* _What the task asks_:
Pictures do not belong in your copy. Repeat all the other data exactly.

* _Provided material_:

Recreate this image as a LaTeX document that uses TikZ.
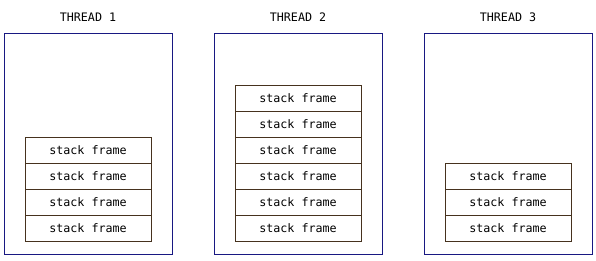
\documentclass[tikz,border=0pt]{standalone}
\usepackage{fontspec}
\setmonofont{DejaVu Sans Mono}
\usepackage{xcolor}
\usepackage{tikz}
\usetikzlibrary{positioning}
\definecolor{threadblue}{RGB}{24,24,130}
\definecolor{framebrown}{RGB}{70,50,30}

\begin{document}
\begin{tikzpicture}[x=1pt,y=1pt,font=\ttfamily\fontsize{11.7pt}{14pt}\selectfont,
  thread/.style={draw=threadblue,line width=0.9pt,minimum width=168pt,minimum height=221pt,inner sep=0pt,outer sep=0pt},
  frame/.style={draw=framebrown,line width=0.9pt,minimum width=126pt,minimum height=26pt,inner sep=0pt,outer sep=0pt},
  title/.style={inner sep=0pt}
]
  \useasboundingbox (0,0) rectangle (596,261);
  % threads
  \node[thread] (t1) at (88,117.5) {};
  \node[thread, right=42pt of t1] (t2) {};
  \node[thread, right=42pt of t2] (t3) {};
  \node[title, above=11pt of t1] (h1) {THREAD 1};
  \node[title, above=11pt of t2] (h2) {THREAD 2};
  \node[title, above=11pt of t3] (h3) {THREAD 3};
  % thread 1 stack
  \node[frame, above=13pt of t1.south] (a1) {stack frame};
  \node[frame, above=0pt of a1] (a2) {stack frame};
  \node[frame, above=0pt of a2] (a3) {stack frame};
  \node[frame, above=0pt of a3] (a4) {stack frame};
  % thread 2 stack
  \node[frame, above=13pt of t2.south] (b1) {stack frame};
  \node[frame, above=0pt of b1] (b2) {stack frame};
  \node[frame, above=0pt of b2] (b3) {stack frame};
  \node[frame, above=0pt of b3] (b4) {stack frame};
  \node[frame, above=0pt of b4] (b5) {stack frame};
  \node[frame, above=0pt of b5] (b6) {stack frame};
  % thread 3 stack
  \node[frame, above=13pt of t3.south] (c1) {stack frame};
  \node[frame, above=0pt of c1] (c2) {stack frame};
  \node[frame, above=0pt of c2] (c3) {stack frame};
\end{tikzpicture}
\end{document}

* _The solution_:
Recreate this image as a LaTeX document that uses TikZ.
\documentclass[tikz,border=0pt]{standalone}
\usepackage{fontspec}
\setmonofont{DejaVu Sans Mono}
\usepackage{xcolor}
\usepackage{tikz}
\usetikzlibrary{positioning}
\definecolor{threadblue}{RGB}{24,24,130}
\definecolor{framebrown}{RGB}{70,50,30}

\begin{document}
\begin{tikzpicture}[x=1pt,y=1pt,font=\ttfamily\fontsize{11.7pt}{14pt}\selectfont,
  thread/.style={draw=threadblue,line width=0.9pt,minimum width=168pt,minimum height=221pt,inner sep=0pt,outer sep=0pt},
  frame/.style={draw=framebrown,line width=0.9pt,minimum width=126pt,minimum height=26pt,inner sep=0pt,outer sep=0pt},
  title/.style={inner sep=0pt}
]
  \useasboundingbox (0,0) rectangle (596,261);
  % threads
  \node[thread] (t1) at (88,117.5) {};
  \node[thread, right=42pt of t1] (t2) {};
  \node[thread, right=42pt of t2] (t3) {};
  \node[title, above=11pt of t1] (h1) {THREAD 1};
  \node[title, above=11pt of t2] (h2) {THREAD 2};
  \node[title, above=11pt of t3] (h3) {THREAD 3};
  % thread 1 stack
  \node[frame, above=13pt of t1.south] (a1) {stack frame};
  \node[frame, above=0pt of a1] (a2) {stack frame};
  \node[frame, above=0pt of a2] (a3) {stack frame};
  \node[frame, above=0pt of a3] (a4) {stack frame};
  % thread 2 stack
  \node[frame, above=13pt of t2.south] (b1) {stack frame};
  \node[frame, above=0pt of b1] (b2) {stack frame};
  \node[frame, above=0pt of b2] (b3) {stack frame};
  \node[frame, above=0pt of b3] (b4) {stack frame};
  \node[frame, above=0pt of b4] (b5) {stack frame};
  \node[frame, above=0pt of b5] (b6) {stack frame};
  % thread 3 stack
  \node[frame, above=13pt of t3.south] (c1) {stack frame};
  \node[frame, above=0pt of c1] (c2) {stack frame};
  \node[frame, above=0pt of c2] (c3) {stack frame};
\end{tikzpicture}
\end{document}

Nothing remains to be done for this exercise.